Solving Linear Programs with Differential Privacy

We study the problem of solving linear programs of the form $Ax\le b$, $x\ge0$ with differential privacy. For homogeneous LPs $Ax\ge0$, we give an efficient $(ε,δ)$-differentially private algorithm which with probability at least $1-β$ finds in polynomial time a solution that satisfies all but $O(\frac{d^{2}}ε\log^{2}\frac{d}{δβ}\sqrt{\log\frac{1}{ρ_{0}}})$ constraints, for problems with margin $ρ_{0}>0$. This improves the bound of $O(\frac{d^{5}}ε\log^{1.5}\frac{1}{ρ_{0}}\mathrm{poly}\log(d,\frac{1}δ,\frac{1}β))$ by [Kaplan-Mansour-Moran-Stemmer-Tur, STOC '25]. For general LPs $Ax\le b$, $x\ge0$ with potentially zero margin, we give an efficient $(ε,δ)$-differentially private algorithm that w.h.p drops $O(\frac{d^{4}}ε\log^{2.5}\frac{d}δ\sqrt{\log dU})$ constraints, where $U$ is an upper bound for the entries of $A$ and $b$ in absolute value.

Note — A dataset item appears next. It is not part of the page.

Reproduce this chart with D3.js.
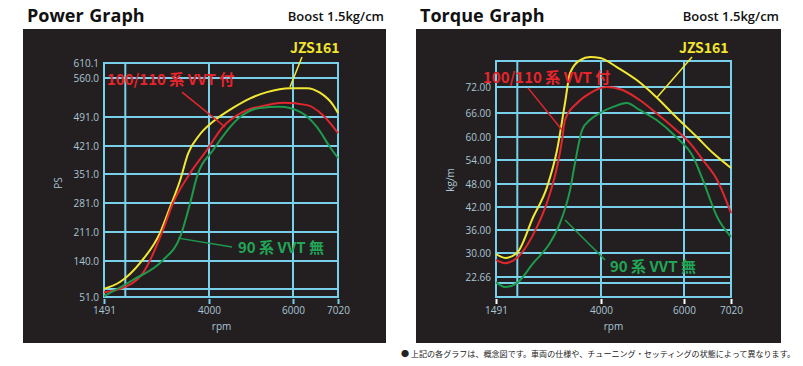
<!DOCTYPE html>
<html>
<head>
<meta charset="utf-8">
<script src="https://cdn.jsdelivr.net/npm/d3@7"></script>
<style>
  body { margin: 0; background: #fff; }
  svg { display: block; }
</style>
</head>
<body>
<div id="corpo"></div>
<script>
// ==== dados ====
var rpmTicks = [1491, 4000, 6000, 7020];
var rpmGrid = [2000, 4000, 6000];

var psTicks = [51.0, 140.0, 211.0, 281.0, 351.0, 421.0, 491.0, 560.0, 610.1];
var psExtraGrid = [71];
var kgTicks = [22.66, 30, 36, 42, 48, 54, 60, 66, 72];
var kgExtraGrid = [20.8];

// Power (PS)
var powerJzsRpm = [1491, 1870, 2350, 2830, 3070, 3310, 3500, 3790, 4100, 4570, 4980, 5380, 5930, 6320, 6610, 6910, 7020];
var powerJzs    = [71, 88, 135, 209, 271, 336, 402, 450, 480, 507, 524, 535, 542, 542, 534, 512, 498];
var powerVvtRpm = [1491, 1870, 2420, 2900, 3140, 3550, 3950, 4330, 4810, 5380, 5760, 6320, 6680, 7020];
var powerVvt    = [63, 71, 110, 216, 281, 353, 411, 467, 500, 512, 516, 512, 494, 452];
var powerNonRpm = [1491, 2180, 2900, 3310, 3550, 3710, 4100, 4740, 5210, 5690, 6160, 6540, 6840, 7020];
var powerNon    = [53, 93, 142, 199, 281, 344, 411, 491, 507, 509, 500, 467, 418, 391];

// Torque (kg/m)
var torqueJzsRpm = [1491, 1710, 1990, 2380, 2710, 2950, 3140, 3260, 3500, 3740, 3980, 4380, 4860, 5330, 5810, 6280, 6630, 7020];
var torqueJzs    = [29.7, 28.5, 30, 39.4, 47.2, 56.6, 68.3, 75.2, 78.2, 78.9, 78.7, 76.6, 73.6, 69.7, 65.0, 60, 55.8, 52];
var torqueVvtRpm = [1491, 1710, 1990, 2470, 2730, 2950, 3070, 3140, 3430, 3740, 4140, 4520, 4930, 5330, 5810, 6130, 6410, 6720, 7020];
var torqueVvt    = [27.9, 26.9, 28.5, 36.8, 43.8, 52.3, 59.2, 64.3, 68.3, 70.6, 72, 71.3, 69, 66, 61.75, 58.4, 54, 49, 40.4];
var torqueNonRpm = [1491, 1710, 1990, 2380, 2780, 3020, 3260, 3380, 3550, 3740, 3980, 4290, 4620, 4930, 5330, 5810, 6200, 6410, 6720, 7020];
var torqueNon    = [21.1, 19.6, 20.8, 26.9, 32.6, 37.8, 46.4, 53.3, 61.8, 64.3, 66, 67.4, 68.3, 66.7, 64.3, 60, 54.8, 49, 39.4, 34.2];

var seriesNames = ["JZS161", "100/110 系 VVT 付", "90 系 VVT 無"];

// ==== cores ====
var bg = "#231f20";
var gridColor = "#78d0ea";
var labelColor = "#aac5d4";
var lineColors = ["#f2e834", "#e1262d", "#1e9a4d"];
var textColors = ["#f3e62f", "#e8242c", "#21a556"];

var svg = d3.select("#corpo").append("svg")
    .attr("width", 803)
    .attr("height", 366);

function drawPanel(cfg) {
    var g = svg.append("g");

    g.append("rect")
        .attr("x", cfg.box[0]).attr("y", 29)
        .attr("width", cfg.box[1] - cfg.box[0]).attr("height", 314)
        .attr("fill", bg);

    // titulo
    g.append("text")
        .attr("x", cfg.box[0] + 4).attr("y", 22)
        .attr("font-family", "'Open Sans', sans-serif")
        .attr("font-weight", 700)
        .attr("font-size", 18)
        .attr("word-spacing", 1)
        .attr("fill", "#111")
        .text(cfg.title);

    g.append("text")
        .attr("x", cfg.box[1] - 2).attr("y", 21)
        .attr("text-anchor", "end")
        .attr("font-family", "'Open Sans', sans-serif")
        .attr("font-weight", 600)
        .attr("font-size", 13)
        .attr("fill", "#111")
        .text("Boost 1.5kg/cm");

    var x = d3.scaleLinear().domain(rpmTicks).range(cfg.xRange);
    var y = d3.scaleLinear().domain(cfg.yTicks).range(cfg.yRange);

    var left = cfg.xRange[0], right = cfg.xRange[3];

    // grade horizontal
    g.selectAll(".hgrid")
        .data(cfg.yTicks.concat(cfg.extraGrid))
        .enter().append("line")
        .attr("x1", left).attr("x2", right)
        .attr("y1", function(d) { return y(d); })
        .attr("y2", function(d) { return y(d); })
        .attr("stroke", gridColor).attr("stroke-width", 2);

    // grade vertical
    g.selectAll(".vgrid")
        .data(rpmGrid)
        .enter().append("line")
        .attr("x1", function(d) { return x(d); })
        .attr("x2", function(d) { return x(d); })
        .attr("y1", cfg.frame[0]).attr("y2", cfg.frame[1])
        .attr("stroke", gridColor).attr("stroke-width", 2);

    // moldura
    g.append("rect")
        .attr("x", left).attr("y", cfg.frame[0])
        .attr("width", right - left).attr("height", cfg.frame[1] - cfg.frame[0])
        .attr("fill", "none")
        .attr("stroke", gridColor).attr("stroke-width", 2);

    // eixo Y
    var yAxis = g.append("g")
        .attr("transform", "translate(" + (left - 5) + ",0)")
        .call(d3.axisLeft(y).tickValues(cfg.yTicks).tickFormat(d3.format(cfg.fmt)).tickSize(0).tickPadding(0));
    yAxis.select(".domain").remove();
    yAxis.selectAll("text")
        .attr("fill", labelColor)
        .attr("font-family", "'Open Sans', sans-serif")
        .attr("font-size", 10);

    // eixo X
    var xAxis = g.append("g")
        .attr("transform", "translate(0," + (cfg.frame[1] + 2) + ")")
        .call(d3.axisBottom(x).tickValues(rpmTicks).tickFormat(d3.format("d")).tickSize(5).tickPadding(3));
    xAxis.select(".domain").remove();
    xAxis.selectAll("line")
        .attr("stroke", cfg.tickColor).attr("stroke-width", 2);
    xAxis.selectAll("text")
        .attr("fill", labelColor)
        .attr("font-family", "'Open Sans', sans-serif")
        .attr("font-size", 10);

    g.append("text")
        .attr("x", x(4300)).attr("y", cfg.frame[1] + 33)
        .attr("text-anchor", "middle")
        .attr("font-family", "'Open Sans', sans-serif")
        .attr("font-size", 10)
        .attr("fill", labelColor)
        .text("rpm");

    g.append("text")
        .attr("transform", "translate(" + cfg.unitPos[0] + "," + cfg.unitPos[1] + ") rotate(-90)")
        .attr("text-anchor", "middle")
        .attr("font-family", "'Open Sans', sans-serif")
        .attr("font-size", 10)
        .attr("fill", labelColor)
        .text(cfg.unit);

    // linhas
    var line = d3.line()
        .x(function(d) { return x(d[0]); })
        .y(function(d) { return y(d[1]); })
        .curve(d3.curveMonotoneX);

    cfg.series.forEach(function(s, i) {
        var pts = s[0].map(function(r, k) { return [r, s[1][k]]; });
        g.append("path")
            .datum(pts)
            .attr("fill", "none")
            .attr("stroke", lineColors[i])
            .attr("stroke-width", 2)
            .attr("d", line);
    });

    // legendas
    cfg.notes.forEach(function(n, i) {
        g.append("line")
            .attr("x1", x(n.from[0])).attr("y1", y(n.from[1]))
            .attr("x2", x(n.to[0])).attr("y2", y(n.to[1]))
            .attr("stroke", lineColors[i]).attr("stroke-width", 1.5);
        g.append("text")
            .attr("x", x(n.at[0])).attr("y", y(n.at[1]))
            .attr("font-family", "'Noto Sans CJK JP', 'Noto Sans', sans-serif")
            .attr("font-weight", 700)
            .attr("font-size", n.size)
            .attr("fill", textColors[i])
            .text(seriesNames[i]);
    });
}

drawPanel({
    title: "Power Graph",
    box: [23, 386],
    xRange: [104, 209, 293, 338],
    yTicks: psTicks,
    yRange: [297, 261, 232, 203, 174, 146, 117, 78, 63],
    frame: [63, 297],
    extraGrid: psExtraGrid,
    fmt: ".1f",
    tickColor: gridColor,
    unit: "PS",
    unitPos: [62, 183],
    series: [[powerJzsRpm, powerJzs], [powerVvtRpm, powerVvt], [powerNonRpm, powerNon]],
    notes: [
        {at: [5929, 643.5], from: [6204, 630], to: [5929, 544], size: 14},
        {at: [1563, 547.6], from: [3355, 535], to: [4381, 467], size: 15},
        {at: [4690, 159.6], from: [4548, 174], to: [3260, 196], size: 15}
    ]
});

drawPanel({
    title: "Torque Graph",
    box: [416, 781],
    xRange: [496, 601, 684, 731],
    yTicks: kgTicks,
    yRange: [277, 253, 230, 207, 184, 160, 137, 113, 87],
    frame: [61, 297],
    extraGrid: kgExtraGrid,
    fmt: ".2f",
    tickColor: "#ffffff",
    unit: "kg/m",
    unitPos: [454, 180],
    series: [[torqueJzsRpm, torqueJzs], [torqueVvtRpm, torqueVvt], [torqueNonRpm, torqueNon]],
    notes: [
        {at: [5881, 79.8], from: [6174, 78.9], to: [5357, 69.7], size: 14},
        {at: [1180, 72.9], from: [2256, 71.8], to: [3068, 61.75], size: 15},
        {at: [4214, 24.2], from: [4095, 27.9], to: [3140, 38.6], size: 15}
    ]
});

// nota de rodape
svg.append("text")
    .attr("x", 401).attr("y", 357)
    .attr("font-family", "'Noto Sans CJK JP', sans-serif")
    .attr("font-size", 8)
    .attr("textLength", 394)
    .attr("lengthAdjust", "spacingAndGlyphs")
    .attr("fill", "#222")
    .text("● 上記の各グラフは、概念図です。車両の仕様や、チューニング・セッティングの状態によって異なります。");
</script>
</body>
</html>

This improves the result by Kaplan et al. by at least a factor of $d^{5}$. Our techniques build upon privatizing a rescaling perceptron algorithm by [Hoberg-Rothvoss, IPCO '17] and a more refined iterative procedure for identifying equality constraints by Kaplan et al.